France to boost Mediterranean military presence as standoff with Turkey deepens
Greek PM warns of potential for 'accident' as naval forces gather in disputed zone
France will strengthen its military presence in the eastern Mediterranean, President Emmanuel Macron said on Tuesday, as a standoff with Turkey continued to build over the disputed zone.
Mr Macron called on Turkey to halt its oil and gas exploration in that disputed waters, which has increased tension with Greece in recent months.
He voiced concern over "unilateral" exploration by Turkey in a call with Greek Prime Minister Kyriakos Mitsotakis, the Elysee said.
It said the exploration should "cease in order to allow a peaceful dialogue" between the neighbouring Nato members.
France will "temporarily reinforce" its military presence in the eastern Mediterranean to "monitor the situation in the region and mark its determination to uphold international law".
Earlier on Wednesday, Mr Mitsotakis warned of the potential for a mishap, with Greek and Turkish navies in the area.
“The risk of an accident lurks when so many naval forces gather in a limited area and responsibility in such a case will be borne by the one who causes these conditions,” he said in a televised address.
Tensions between Athens and Ankara have flared in the region after the Turkish research vessel Oruc Reis was sent into water off eastern Greek islands.
Dozens of Greek and Turkish warships are now on alert in the surrounding area, with a continuing threat of direct confrontation.
US Secretary of State Mike Pompeo is to meet Greek Foreign Minister Nikos Dendias in Vienna on Friday.
The US has called for talks between Greece and Turkey sides, mediated by Germany, to resume.
Also on Friday, EU foreign ministers will hold an extraordinary online meeting to discuss the issue.
The EU’s High Representative for Foreign Affairs, Josep Borrell, on Wednesday called for the meeting after requests from Mr Dendias and Mr Mitsotakis.
Brussels has reportedly considered sanctions against Turkish officials over the encroachment.
The EU has imposed such penalties on people linked to Ankara’s earlier drilling activities in the area.
The dispute between Turkey and Greece stretches back decades and centres on areas bordering the many Greek islands in the region.
Turkey’s claims to the waters, which it says are on its continental shelf, have repeatedly been dismissed as illegal by Greece and its allies.
Renewed, competing claims by Greece and Turkey over the waters have crossed into the conflict in Libya, the shores of which also stretch across a large part of the Mediterranean coast.
In December Ankara and Libya’s Government of National Accord in Tripoli signed an agreement on maritime borders that favoured Turkey.
In exchange, Ankara promised military support to the government in Tripoli.

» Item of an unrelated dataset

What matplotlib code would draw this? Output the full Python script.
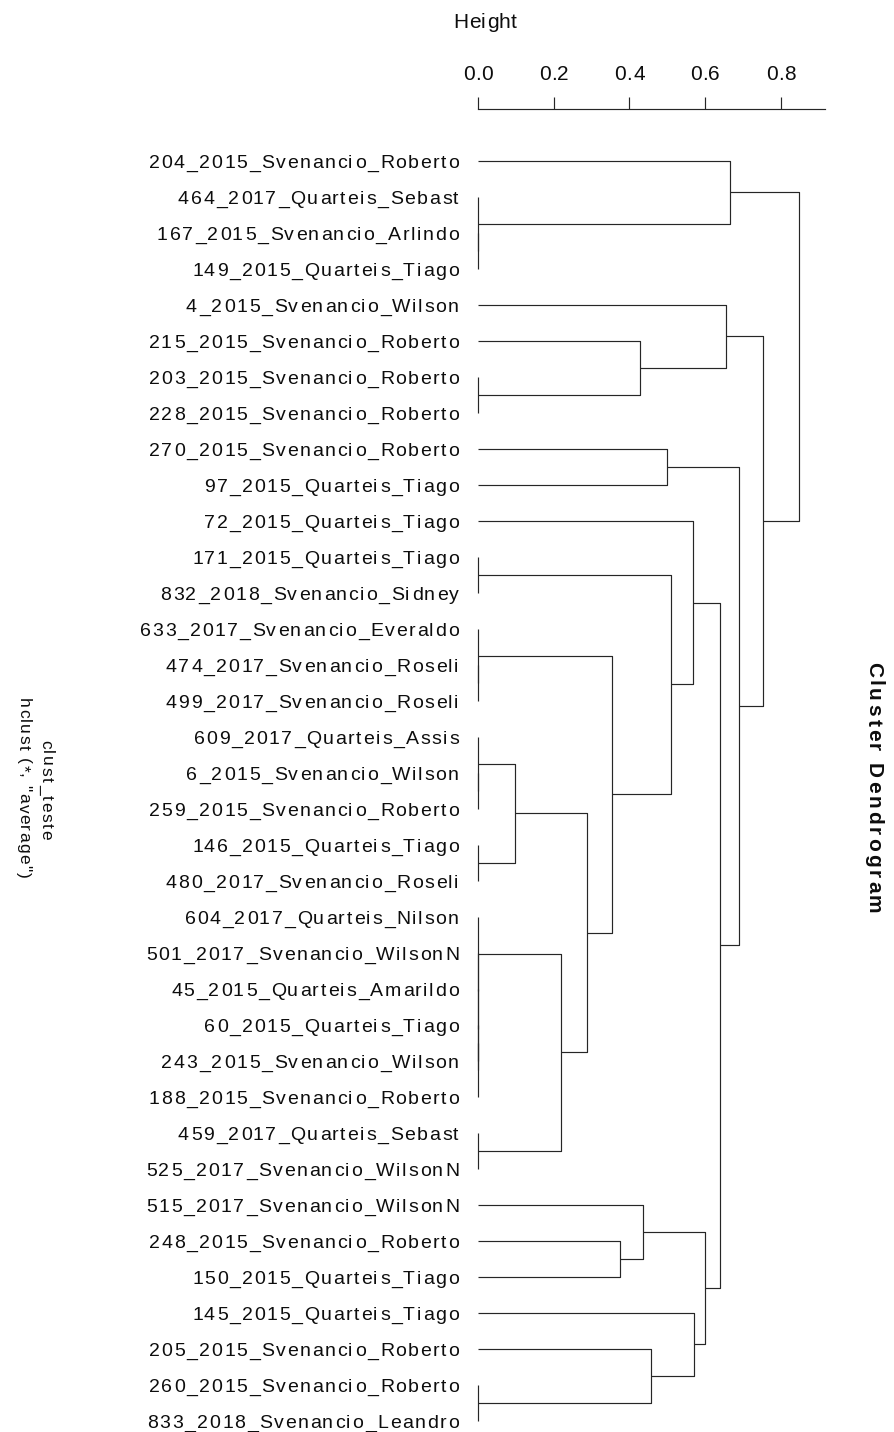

Last week, Greece and Egypt agreed on their own maritime border deal.
The UAE has thrown its weight behind the Greek-Egyptian deal, while Turkey has railed against the Cairo accord, calling it a provocation.
Ankara has vowed to continue surveying waters in the area over coming weeks.
Mr Dendias on Tuesday urged Turkey to “immediately leave the Greek continental shelf”, saying the country was determined to defend its sovereign rights.